To Support Israelis Fighting The Occupation, Presbyterians Should Vote “YES” On Divestment

by M.J. Rosenberg
A number of people have written to ask if I support the motion before the Presbyterian Church to divest from three companies which produce machinery Israel uses to sustain the occupation of the West Bank and the blockade of Gaza. The companies are Caterpillar, Hewlett-Packard and Motorola.
Why those three companies?
Caterpillar manufactures the bulldozers used to demolish Palestinian homes to make way for settlements. Hewlett-Packard supplies Israel with the hardware to maintain the blockade of Gaza and the software to enable Israel to segregate and separate Palestinians at West Bank checkpoints. Motorola provides the surveillance equipment used to monitor Palestinian civilians throughout the West Bank.
These three are to the occupation what Dow Chemical was to the U.S. war in Vietnam.
The Presbyterian Church, with some $9 billion in investment assets, is being asked to divest from all three companies.
Actually, I don’t understand why any religious group would invest in any of these companies in the first place. All three are members in good standing of the military industrial complex and have been involved in unsavory activities around the globe. But that argument is for another day.
Right now, the Presbyterian Church has the opportunity to say NO to the occupation in a tangible, concrete way. It has the opportunity to support Palestinians without harming Israelis. I can hardly imagine any progressive voting NO on this resolution, choosing big corporations over the people of both Palestine and Israel.
Don’t overlook the latter: the Israelis. There are hundreds of thousands, maybe a few million. good Israelis who are desperate for outside help to end the occupation. Due to the quirks of their political system, they are saddled with Binyamin Netanyahu and his coalition of religious extremists and settlers. Time after time, they have looked to the United States for help and, time after time, the Netanyahu government and its lobby have blocked the Obama administration from providing any.
This resolution provides hope.
For the record, I oppose the Boycott, Divestment & Sanction of Israel in general because I believe that the BDS approach targets all Israelis, not just the government and certainly not just the occupation. The Presbyterian resolution targets only the occupation which is fair and right. If I thought it was anti-Israel in any way, I would not support it. But I believe that being pro-Israel requires opposing the occupation.
This resolution is pro-Israel, pro-Palestinian and, above all, pro-peace. It must be approved. Voting “NO” is a vote for the occupation.

Credit: Creative Commons

11 thoughts on “Two Perspectives on Presbyterian Divestment from U.S. Multinationals that Sustain the Occupation

  1. I will take BDS seriously as something to consider when any one of a hundred or so nations with flawed policies are also boycotted.
    Why not boycott Saudi Arabia? You like their policies?
    For me, BDS in any form is all about disparate treatment of Jews.
    (And no I like neither Bibi nor the occupation.)

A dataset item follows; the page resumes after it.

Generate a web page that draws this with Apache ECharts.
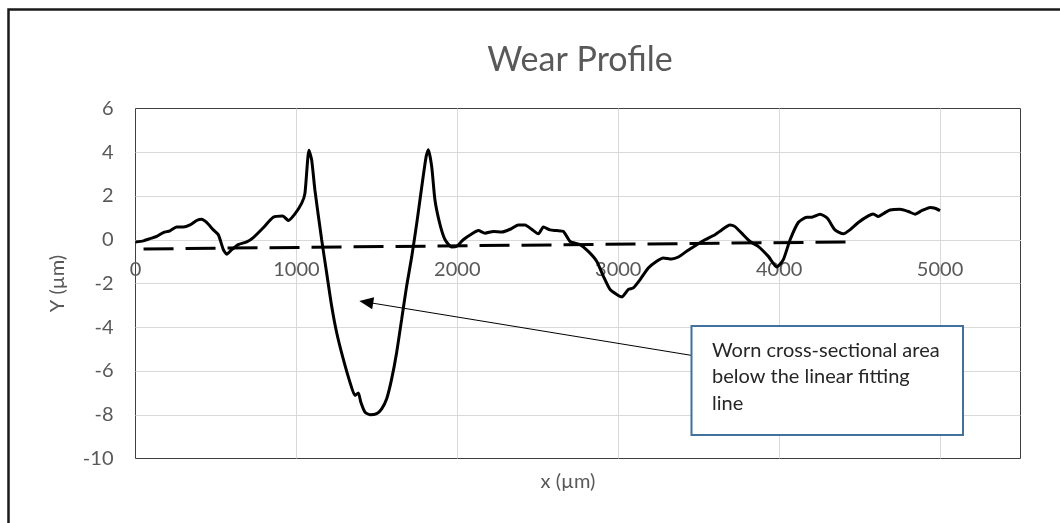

  2. These people really need a snappy slogan. The Germans used “The Jews are our misfortune”. I’d go with that

  3. To the editors: A serious debate requires honesty. And in this case it requires acknowledgment of the fact that the goal of BDS is not a two-state solution, but rather the aboliabolishment of Israel as a Jewish state. Any attempt at discussion that seeks to hide or dismiss this fact will never be taken seriously except by those who want Israel gone.

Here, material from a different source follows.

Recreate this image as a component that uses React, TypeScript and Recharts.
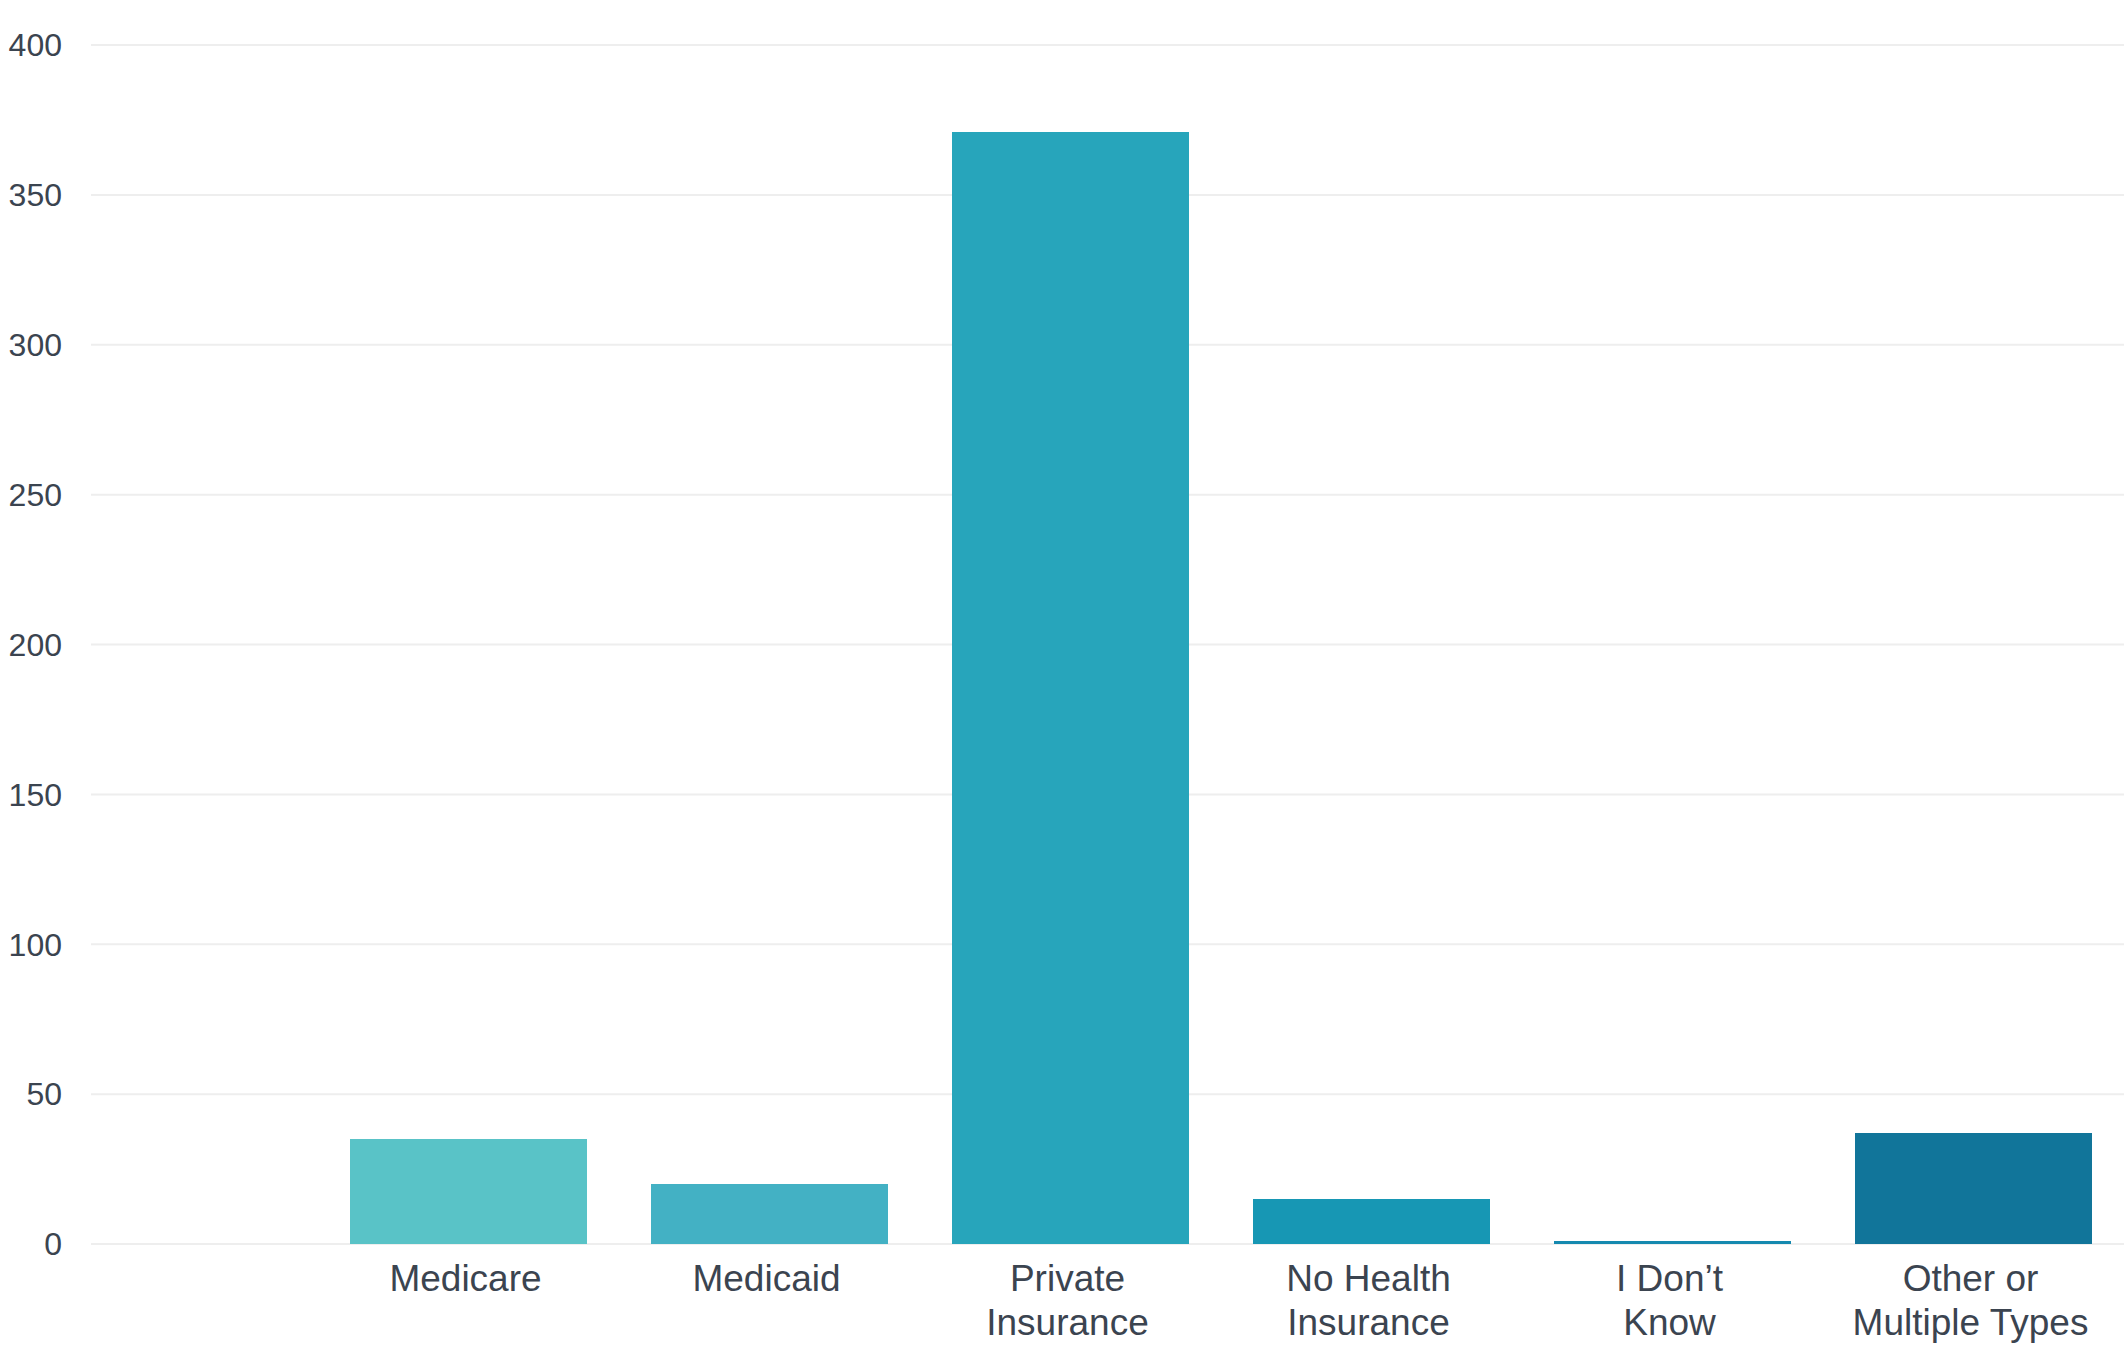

    • For the sake of honesty, how do you explain why Iran is suffering international sanctions for alledged nuclear aspirations & Israel is not?

  4. DMS, can you be more specific as to what violations of UN resolutions they are in violation? If they are in violation, include them in the boycott.

  5. @Brucefis:
    Nothing to do with UN Resolutions.
    People want to boycott Israel because they read news (even if mistaken.)
    So don’t get legalistic on me, friend.
    Saudi Arabia (and others) are hell-holes and deserve to be forced to change and IF boycott is way to do it for Israel then why not SA (and many others).

  6. This is not a Jewish issue but a justice issue, an empire issue, and a systemic policy issue. Why should a the State of Israel get a free pass to abuse human rights because Jewish human rights have been abused in the past? This makes no sense. Are Palestinians any less human than Jews? Our country had turned a blind eye to the Leahy Law and it is time we stop. As s woman of faith how o user my money is one way of protest that affects directly those who profit from the occupation of another people.

  7. So when are we in the U.S. divesting from China, which has occupied Tibet for decades, is systematically trying to destroy Tibetan culture, and has tortured and killed untold Tibetans? I’m not for settlement building on occupied lands, destruction of homes and olive groves, etc. But I agree with those who point out that Israel is being unfairly targeted while most Americans turn a blind eye to much worse treatment of occupied peoples elsewhere. Including, let’s not forget, people of American first nations.

  8. Belle, the Chinese have not invaded India or Nepal, where Tibetian culture is now located.
    Tibetians who remained in Tibet are equal citizens under the law with other Chinese.
    There are no “Han- only” roads in Tibet, there are no “Tibetian-only” checkpoints.
    As far as I know, China has never dropped White Phosphorus on Tibet.
    Yes, half a century ago there was the Cultural Revolution, and horrors happened. Introducing an industrialized economy has also been hard for Tibetians. Tibetians who remained in China, however, are as free to travel as other Chinese throughout China, they can work anywhere without having to get special paperwork.
    The Chinese have not even sent drones to blow up the Dali Lama.
    Please, explain to me how this is somehow worse?